**Requirement:**
Leave out the images; return the rest of the data exactly.
***** Data extract
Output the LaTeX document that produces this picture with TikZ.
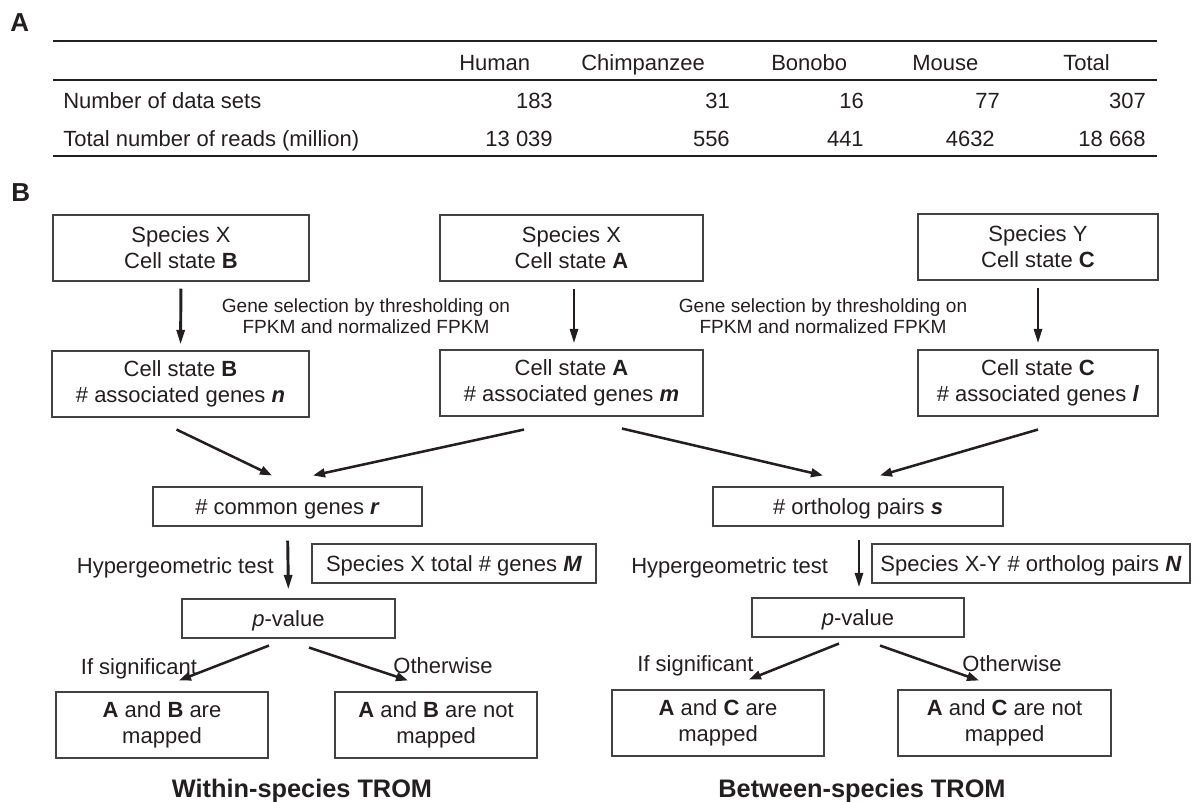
\documentclass[tikz,border=0pt]{standalone}
\usepackage{fontspec}
\setmainfont{Liberation Sans}
\usetikzlibrary{arrows.meta}
\definecolor{ink}{RGB}{35,31,32}
\begin{document}
\begin{tikzpicture}[x=0.75pt,y=-0.75pt,
  every node/.style={text=ink, inner sep=0pt},
  txt/.style={font=\fontsize{16.5}{19.5}\selectfont},
  small/.style={font=\fontsize{14.3}{15.75}\selectfont, align=center},
  panel/.style={font=\fontsize{19.5}{22}\selectfont\bfseries},
  ttl/.style={font=\fontsize{19}{22}\selectfont\bfseries},
  bx/.style n args={2}{draw=ink!85, line width=0.8pt, minimum width=#1*0.75pt, minimum height=#2*0.75pt, align=center, font=\fontsize{16.5}{19.5}\selectfont},
  sbx/.style n args={2}{bx={#1}{#2}, text height=11.8pt, text depth=0pt},
  rule/.style={draw=ink, line width=1.5pt},
  darr/.style={draw=ink, line width=2.2pt, -{Triangle[length=11pt,width=6pt]}},
  darrd/.style={draw=ink, line width=1.9pt, -{Triangle[length=9pt,width=6.5pt]}}
]
\useasboundingbox (0,0) rectangle (1200,801);

% ---------- Panel A ----------
\node[panel, anchor=base west] (lblA) at (10,31) {A};
\draw[rule] (53,41) -- (1157,41);
\draw[rule] (53,80) -- (1157,80);
\draw[rule] (53,156) -- (1157,156);

\node[txt, anchor=base west] (hHum) at (459,70) {Human};
\node[txt, anchor=base west] (hChi) at (581,70) {Chimpanzee};
\node[txt, anchor=base west] (hBon) at (771,70) {Bonobo};
\node[txt, anchor=base west] (hMou) at (912,70) {Mouse};
\node[txt, anchor=base west] (hTot) at (1063,70) {Total};

\node[txt, anchor=base west] (r1) at (63,108) {Number of data sets};
\node[txt, anchor=base east] (r1a) at (553,108) {183};
\node[txt, anchor=base east] (r1b) at (730,108) {31};
\node[txt, anchor=base east] (r1c) at (864,108) {16};
\node[txt, anchor=base east] (r1d) at (1000,108) {77};
\node[txt, anchor=base east] (r1e) at (1146,108) {307};

\node[txt, anchor=base west] (r2) at (63,146) {Total number of reads (million)};
\node[txt, anchor=base east] (r2a) at (553,146) {13 039};
\node[txt, anchor=base east] (r2b) at (730,146) {556};
\node[txt, anchor=base east] (r2c) at (864,146) {441};
\node[txt, anchor=base east] (r2d) at (995,146) {4632};
\node[txt, anchor=base east] (r2e) at (1146,146) {18 668};

% ---------- Panel B ----------
\node[panel, anchor=base west] (lblB) at (11,201) {B};

\node[bx={256}{66}] (B1) at (181,248) {Species X\\Cell state \textbf{B}};
\node[bx={263}{66}] (A1) at (571.5,248) {Species X\\Cell state \textbf{A}};
\node[bx={240}{66}] (C1) at (1038,247) {Species Y\\Cell state \textbf{C}};

\node[bx={257}{66}] (B2) at (180.5,384) {Cell state \textbf{B}\\\# associated genes \textbf{\textit{n}}};
\node[bx={263}{66}] (A2) at (571.5,383) {Cell state \textbf{A}\\\# associated genes \textbf{\textit{m}}};
\node[bx={240}{66}] (C2) at (1038,383) {Cell state \textbf{C}\\\# associated genes \textbf{\textit{l}}};

\draw[darr, shorten <=5.25pt, shorten >=5.25pt] (B1.south) -- ([yshift=-0.75pt]B2.north);
\draw[darr, shorten <=5.25pt, shorten >=5.25pt] ([xshift=2.5*0.75pt]A1.south) -- ([xshift=2.5*0.75pt,yshift=-0.75pt]A2.north);
\draw[darr, shorten <=5.25pt, shorten >=5.25pt] (C1.south) -- ([yshift=-0.75pt]C2.north);

\node[small] (gs1) at (366,316.5) {Gene selection by thresholding on\\FPKM and normalized FPKM};
\node[small] (gs2) at (823,316.5) {Gene selection by thresholding on\\FPKM and normalized FPKM};

\node[sbx={269}{39}] (com) at (287.5,506.5) {\# common genes \textbf{\textit{r}}};
\node[sbx={290}{39}] (ort) at (858,506.5) {\# ortholog pairs \textbf{\textit{s}}};

\draw[darrd] ([shift={(-4,12)}]B2.south) -- ([shift={(-15.5,-11)}]com.north);
\draw[darrd] ([shift={(-47.5,13)}]A2.south) -- ([shift={(25.5,-11)}]com.north);
\draw[darrd] ([shift={(50.5,12)}]A2.south) -- ([shift={(-35,-11)}]ort.north);
\draw[darrd] ([shift={(0,13)}]C2.south) -- ([shift={(22,-11)}]ort.north);

\node[sbx={284}{39}] (Mbox) at (454,563.5) {Species X total \# genes \textbf{\textit{M}}};
\node[sbx={318}{39}] (Nbox) at (1031,563.5) {Species X-Y \# ortholog pairs \textbf{\textit{N}}};

\node[sbx={213}{39}] (pL) at (288.5,618.5) {\textit{p}-value};
\node[sbx={212}{39}] (pR) at (858,617.5) {\textit{p}-value};

\draw[darr, shorten <=10.5pt, shorten >=6.75pt] (com.south) -- (pL.north);
\draw[darr, shorten <=9.75pt, shorten >=7.5pt] ([xshift=0.75pt]ort.south) -- ([xshift=0.75pt]pR.north);

\node[txt, anchor=base east] (hypL) at (274,573) {Hypergeometric test};
\node[txt, anchor=base west] (hypR) at (631,573) {Hypergeometric test};

\node[bx={212}{66}] (L1) at (162,725) {\textbf{A} and \textbf{B} are\\mapped};
\node[bx={202}{66}] (L2) at (436,725) {\textbf{A} and \textbf{B} are not\\mapped};
\node[bx={212}{66}] (R1) at (718,723) {\textbf{A} and \textbf{C} are\\mapped};
\node[bx={213}{66}] (R2) at (1004.5,723) {\textbf{A} and \textbf{C} are not\\mapped};

\node[txt, anchor=base] (sigL) at (139,674) {If significant};
\node[txt, anchor=base] (othL) at (443,673) {Otherwise};
\node[txt, anchor=base] (sigR) at (695.5,671) {If significant};
\node[txt, anchor=base] (othR) at (1012,671) {Otherwise};

\draw[darrd] ([shift={(-19.5,7)}]pL.south) -- ([shift={(17,-11)}]L1.north);
\draw[darrd] ([shift={(20.5,9)}]pL.south) -- ([shift={(-28,-11)}]L2.north);
\draw[darrd] ([shift={(-19,6)}]pR.south) -- ([shift={(31,-10)}]R1.north);
\draw[darrd] ([shift={(22,8)}]pR.south) -- ([shift={(-25.5,-9)}]R2.north);

\node[ttl, anchor=base] (tW) at (302,797) {Within-species TROM};
\node[ttl, anchor=base] (tB) at (862,797) {Between-species TROM};
\end{tikzpicture}
\end{document}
**********
**Answer for this exercise:**
Output the LaTeX document that produces this picture with TikZ.
\documentclass[tikz,border=0pt]{standalone}
\usepackage{fontspec}
\setmainfont{Liberation Sans}
\usetikzlibrary{arrows.meta}
\definecolor{ink}{RGB}{35,31,32}
\begin{document}
\begin{tikzpicture}[x=0.75pt,y=-0.75pt,
  every node/.style={text=ink, inner sep=0pt},
  txt/.style={font=\fontsize{16.5}{19.5}\selectfont},
  small/.style={font=\fontsize{14.3}{15.75}\selectfont, align=center},
  panel/.style={font=\fontsize{19.5}{22}\selectfont\bfseries},
  ttl/.style={font=\fontsize{19}{22}\selectfont\bfseries},
  bx/.style n args={2}{draw=ink!85, line width=0.8pt, minimum width=#1*0.75pt, minimum height=#2*0.75pt, align=center, font=\fontsize{16.5}{19.5}\selectfont},
  sbx/.style n args={2}{bx={#1}{#2}, text height=11.8pt, text depth=0pt},
  rule/.style={draw=ink, line width=1.5pt},
  darr/.style={draw=ink, line width=2.2pt, -{Triangle[length=11pt,width=6pt]}},
  darrd/.style={draw=ink, line width=1.9pt, -{Triangle[length=9pt,width=6.5pt]}}
]
\useasboundingbox (0,0) rectangle (1200,801);

% ---------- Panel A ----------
\node[panel, anchor=base west] (lblA) at (10,31) {A};
\draw[rule] (53,41) -- (1157,41);
\draw[rule] (53,80) -- (1157,80);
\draw[rule] (53,156) -- (1157,156);

\node[txt, anchor=base west] (hHum) at (459,70) {Human};
\node[txt, anchor=base west] (hChi) at (581,70) {Chimpanzee};
\node[txt, anchor=base west] (hBon) at (771,70) {Bonobo};
\node[txt, anchor=base west] (hMou) at (912,70) {Mouse};
\node[txt, anchor=base west] (hTot) at (1063,70) {Total};

\node[txt, anchor=base west] (r1) at (63,108) {Number of data sets};
\node[txt, anchor=base east] (r1a) at (553,108) {183};
\node[txt, anchor=base east] (r1b) at (730,108) {31};
\node[txt, anchor=base east] (r1c) at (864,108) {16};
\node[txt, anchor=base east] (r1d) at (1000,108) {77};
\node[txt, anchor=base east] (r1e) at (1146,108) {307};

\node[txt, anchor=base west] (r2) at (63,146) {Total number of reads (million)};
\node[txt, anchor=base east] (r2a) at (553,146) {13 039};
\node[txt, anchor=base east] (r2b) at (730,146) {556};
\node[txt, anchor=base east] (r2c) at (864,146) {441};
\node[txt, anchor=base east] (r2d) at (995,146) {4632};
\node[txt, anchor=base east] (r2e) at (1146,146) {18 668};

% ---------- Panel B ----------
\node[panel, anchor=base west] (lblB) at (11,201) {B};

\node[bx={256}{66}] (B1) at (181,248) {Species X\\Cell state \textbf{B}};
\node[bx={263}{66}] (A1) at (571.5,248) {Species X\\Cell state \textbf{A}};
\node[bx={240}{66}] (C1) at (1038,247) {Species Y\\Cell state \textbf{C}};

\node[bx={257}{66}] (B2) at (180.5,384) {Cell state \textbf{B}\\\# associated genes \textbf{\textit{n}}};
\node[bx={263}{66}] (A2) at (571.5,383) {Cell state \textbf{A}\\\# associated genes \textbf{\textit{m}}};
\node[bx={240}{66}] (C2) at (1038,383) {Cell state \textbf{C}\\\# associated genes \textbf{\textit{l}}};

\draw[darr, shorten <=5.25pt, shorten >=5.25pt] (B1.south) -- ([yshift=-0.75pt]B2.north);
\draw[darr, shorten <=5.25pt, shorten >=5.25pt] ([xshift=2.5*0.75pt]A1.south) -- ([xshift=2.5*0.75pt,yshift=-0.75pt]A2.north);
\draw[darr, shorten <=5.25pt, shorten >=5.25pt] (C1.south) -- ([yshift=-0.75pt]C2.north);

\node[small] (gs1) at (366,316.5) {Gene selection by thresholding on\\FPKM and normalized FPKM};
\node[small] (gs2) at (823,316.5) {Gene selection by thresholding on\\FPKM and normalized FPKM};

\node[sbx={269}{39}] (com) at (287.5,506.5) {\# common genes \textbf{\textit{r}}};
\node[sbx={290}{39}] (ort) at (858,506.5) {\# ortholog pairs \textbf{\textit{s}}};

\draw[darrd] ([shift={(-4,12)}]B2.south) -- ([shift={(-15.5,-11)}]com.north);
\draw[darrd] ([shift={(-47.5,13)}]A2.south) -- ([shift={(25.5,-11)}]com.north);
\draw[darrd] ([shift={(50.5,12)}]A2.south) -- ([shift={(-35,-11)}]ort.north);
\draw[darrd] ([shift={(0,13)}]C2.south) -- ([shift={(22,-11)}]ort.north);

\node[sbx={284}{39}] (Mbox) at (454,563.5) {Species X total \# genes \textbf{\textit{M}}};
\node[sbx={318}{39}] (Nbox) at (1031,563.5) {Species X-Y \# ortholog pairs \textbf{\textit{N}}};

\node[sbx={213}{39}] (pL) at (288.5,618.5) {\textit{p}-value};
\node[sbx={212}{39}] (pR) at (858,617.5) {\textit{p}-value};

\draw[darr, shorten <=10.5pt, shorten >=6.75pt] (com.south) -- (pL.north);
\draw[darr, shorten <=9.75pt, shorten >=7.5pt] ([xshift=0.75pt]ort.south) -- ([xshift=0.75pt]pR.north);

\node[txt, anchor=base east] (hypL) at (274,573) {Hypergeometric test};
\node[txt, anchor=base west] (hypR) at (631,573) {Hypergeometric test};

\node[bx={212}{66}] (L1) at (162,725) {\textbf{A} and \textbf{B} are\\mapped};
\node[bx={202}{66}] (L2) at (436,725) {\textbf{A} and \textbf{B} are not\\mapped};
\node[bx={212}{66}] (R1) at (718,723) {\textbf{A} and \textbf{C} are\\mapped};
\node[bx={213}{66}] (R2) at (1004.5,723) {\textbf{A} and \textbf{C} are not\\mapped};

\node[txt, anchor=base] (sigL) at (139,674) {If significant};
\node[txt, anchor=base] (othL) at (443,673) {Otherwise};
\node[txt, anchor=base] (sigR) at (695.5,671) {If significant};
\node[txt, anchor=base] (othR) at (1012,671) {Otherwise};

\draw[darrd] ([shift={(-19.5,7)}]pL.south) -- ([shift={(17,-11)}]L1.north);
\draw[darrd] ([shift={(20.5,9)}]pL.south) -- ([shift={(-28,-11)}]L2.north);
\draw[darrd] ([shift={(-19,6)}]pR.south) -- ([shift={(31,-10)}]R1.north);
\draw[darrd] ([shift={(22,8)}]pR.south) -- ([shift={(-25.5,-9)}]R2.north);

\node[ttl, anchor=base] (tW) at (302,797) {Within-species TROM};
\node[ttl, anchor=base] (tB) at (862,797) {Between-species TROM};
\end{tikzpicture}
\end{document}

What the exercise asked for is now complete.